Thursday, June 9, 2016
Rapid Reviews: Popstar: Never Stop Never Stopping and Love & Friendship
While Saturday Night Live Alumnus, Andy Samberg, has enjoyed an overwhelming amount of success with his hit television sitcom, Brooklyn Nine-Nine, he returns to the big screen with the new mockumentary comedy, Popstar: Never Stop Never Stopping. With recent behind-the-scene movies capturing the lives of musical celebrities such as Katy Perry, Justin Bieber and the group One Direction, Samberg decides to flip the growing genre on its side with a largely comedic twist. Yet, the final result is a middling endeavor that can only muster up the occasional laugh.
Years ago, three childhood best friends form the dynamic music group known as The Style Boyz. Their hip hop influence helps paves the way for a generation of musical talents until their frontman, Conner4Real (Samberg), branches off to pursue a solo career. But once Conner's second solo album struggles to generate sales and empty seats overtake his live performances, Conner must cycle back to his roots in order to recapture his groove.
Popstar unravels as a clever idea that's never utilized to the best of its ability. The film's entertaining theatrical trailer stirred the occasional chuckle, therefore it was disappointing to discover I had already witnessed Popstar's funniest moments. Thankfully, the film's less than 90 minute running time keeps the story moving and provides a decent level of pacing, or else things could have been disastrous. Furthermore, I've vocalized my distaste for using male genitals as a punchline. The trend is simply outdated, unoriginal and, most importantly, completely unnecessary. Popstar succumbs to the temptation and, as you would expect from an overblown mockumentary, takes the penis-showing joke to a whole new level with so much screen time I could probably pick it out of a lineup. However, to the film's benefit, I will admit that the context of the joke at least offered a sense of originality and thoughtfulness that I can appreciate to some degree. But all in all, Popstar isn't nearly as hilarious as it needs to be and Samberg's latest effort culminates as nothing more than a mediocre attempt at something new.
Stars: 2 stars out of 4
Accomplished novelist, Jane Austen, has had her work adapted for the big screen numerous times and to much success. Period pieces such as Pride and Prejudice and Sense and Sensibility are just a few of Austen's well-known writings that went on to achieve critical acclaim following their theatrical releases. And now another Austen story finds itself thrust into the summer blockbuster season with Whit Stillman's adaptation, Love & Friendship.

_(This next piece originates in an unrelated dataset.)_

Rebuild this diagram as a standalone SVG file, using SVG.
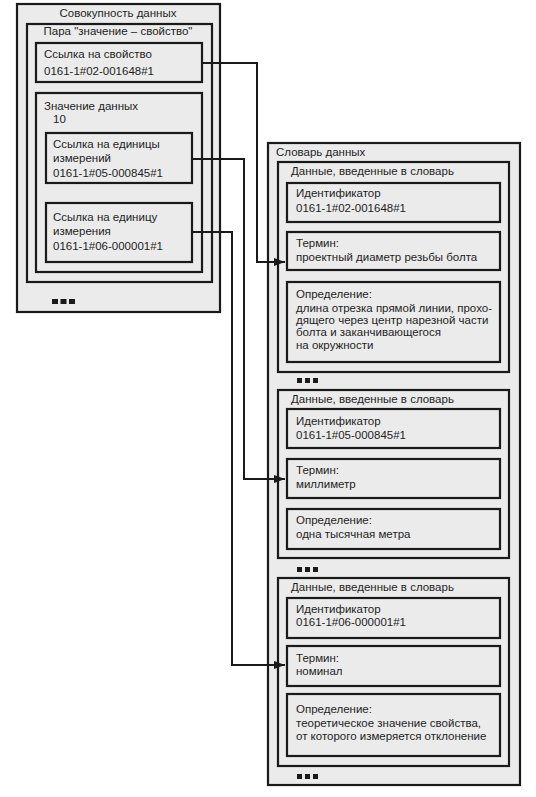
<svg xmlns="http://www.w3.org/2000/svg" width="536" height="797" viewBox="0 0 536 797">
<defs>
<style>
.b{fill:#ebebeb;stroke:#1a1a1a;stroke-width:2.2}
.t{font-family:"Liberation Sans",Arial,sans-serif;font-size:11.5px;fill:#1e1e1e}
.c{text-anchor:middle}
.w{fill:none;stroke:#1a1a1a;stroke-width:2}
.d{fill:#1a1a1a}
</style>
<marker id="ah" markerWidth="11" markerHeight="8" refX="11" refY="4" orient="auto" markerUnits="userSpaceOnUse">
<path d="M0,0 L11,4 L0,8 Z" fill="#1a1a1a"/>
</marker>
</defs>
<rect width="536" height="797" fill="#ffffff"/>

<g id="dataset">
<rect class="b" x="17" y="4" width="203" height="308"/>
<text class="t c" x="118" y="17">Совокупность данных</text>
<rect class="d" x="52" y="299" width="6" height="5"/><rect class="d" x="60.5" y="299" width="6" height="5"/><rect class="d" x="69" y="299" width="6" height="5"/>
</g>
<g id="pair">
<rect class="b" x="27" y="24" width="185" height="258"/>
<text class="t c" x="118" y="35">Пара "значение – свойство"</text>
</g>
<g id="propref">
<rect class="b" x="36" y="43" width="166" height="39"/>
<text class="t" x="44" y="58">Ссылка на свойство</text>
<text class="t" x="44" y="75">0161-1#02-001648#1</text>
</g>
<g id="datavalue">
<rect class="b" x="36" y="93" width="166" height="179"/>
<text class="t" x="44" y="110">Значение данных</text>
<text class="t" x="53" y="123">10</text>
</g>
<g id="unitsref">
<rect class="b" x="46" y="133" width="146" height="50"/>
<text class="t" x="53" y="148">Ссылка на единицы</text>
<text class="t" x="53" y="162">измерений</text>
<text class="t" x="53" y="177">0161-1#05-000845#1</text>
</g>
<g id="unitref">
<rect class="b" x="46" y="203" width="146" height="59"/>
<text class="t" x="53" y="221">Ссылка на единицу</text>
<text class="t" x="53" y="235">измерения</text>
<text class="t" x="53" y="250">0161-1#06-000001#1</text>
</g>

<g id="dictionary">
<rect class="b" x="268" y="143" width="252" height="642"/>
<text class="t" x="276" y="156">Словарь данных</text>
<rect class="d" x="297" y="378" width="5" height="5"/><rect class="d" x="305" y="378" width="5" height="5"/><rect class="d" x="313" y="378" width="5" height="5"/>
<rect class="d" x="297" y="567" width="5" height="5"/><rect class="d" x="305" y="567" width="5" height="5"/><rect class="d" x="313" y="567" width="5" height="5"/>
<rect class="d" x="297" y="774" width="5" height="5"/><rect class="d" x="305" y="774" width="5" height="5"/><rect class="d" x="313" y="774" width="5" height="5"/>
</g>

<g id="entry1">
<rect class="b" x="278" y="162" width="231" height="210"/>
<text class="t" x="291" y="175">Данные, введенные в словарь</text>
<rect class="b" x="287" y="183" width="213" height="39"/>
<text class="t" x="296" y="197">Идентификатор</text>
<text class="t" x="296" y="212">0161-1#02-001648#1</text>
<rect class="b" x="287" y="232" width="213" height="38"/>
<text class="t" x="296" y="247">Термин:</text>
<text class="t" x="296" y="261">проектный диаметр резьбы болта</text>
<rect class="b" x="287" y="282" width="213" height="80"/>
<text class="t" x="296" y="298">Определение:</text>
<text class="t" x="296" y="312">длина отрезка прямой линии, прохо-</text>
<text class="t" x="296" y="324">дящего через центр нарезной части</text>
<text class="t" x="296" y="336">болта и заканчивающегося</text>
<text class="t" x="296" y="349">на окружности</text>
</g>

<g id="entry2">
<rect class="b" x="278" y="390" width="231" height="168"/>
<text class="t" x="291" y="403">Данные, введенные в словарь</text>
<rect class="b" x="287" y="409" width="213" height="39"/>
<text class="t" x="296" y="425">Идентификатор</text>
<text class="t" x="296" y="439">0161-1#05-000845#1</text>
<rect class="b" x="287" y="459" width="213" height="39"/>
<text class="t" x="296" y="474">Термин:</text>
<text class="t" x="296" y="488">миллиметр</text>
<rect class="b" x="287" y="509" width="213" height="40"/>
<text class="t" x="296" y="524">Определение:</text>
<text class="t" x="296" y="538">одна тысячная метра</text>
</g>

<g id="entry3">
<rect class="b" x="278" y="578" width="231" height="188"/>
<text class="t" x="291" y="591">Данные, введенные в словарь</text>
<rect class="b" x="287" y="598" width="213" height="40"/>
<text class="t" x="296" y="613">Идентификатор</text>
<text class="t" x="296" y="626">0161-1#06-000001#1</text>
<rect class="b" x="287" y="646" width="213" height="40"/>
<text class="t" x="296" y="662">Термин:</text>
<text class="t" x="296" y="675">номинал</text>
<rect class="b" x="287" y="694" width="213" height="62"/>
<text class="t" x="296" y="713">Определение:</text>
<text class="t" x="296" y="727">теоретическое значение свойства,</text>
<text class="t" x="296" y="740">от которого измеряется отклонение</text>
</g>

<g id="connectors">
<path class="w" d="M202,63 H257 V262 H285" marker-end="url(#ah)"/>
<path class="w" d="M192,159 H244 V479 H285" marker-end="url(#ah)"/>
<path class="w" d="M192,232 H232 V665 H285" marker-end="url(#ah)"/>
</g>
</svg>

Set just prior to the turn of the 19th century, Kate Beckinsale stars as Lady Susan Vernon, a flirtatious widow who travels to her sister-in-law's estate to escape rumors or her romantic affair with a married man. While there she seeks to secure wealthy husbands for both her daughter and herself, setting her own eyes on a young and impressionable Reginal DeCourcy (Xavier Samuel). But as her scandalous and adulterous behaviors continue, Lady Susan is forced to rethink her match-making strategy.
Love & Friendship blends together typical Jane Austen style with a largely comedic twist. However, the antics and simplicity of the story creep along in a punishingly slow pace that somehow transforms the almost 90-minute work into a lifetime of agony. I will give warning that Whit Stillman's film is guaranteed to be a welcome addition for lovers of Austen's writing. Yet, the feature's flippant humor isn't nearly enough to warrant a severe lack in entertainment. Love & Friendship is targeted for a niche audience who will savor the decor, lingo and charm of its flawed leading character. I must openly admit, though, that I am no such viewer. Instead, I waited tirelessly as the minutes refused to pass, all while enjoying Kate Beckinsale's fully committed performance and very little else.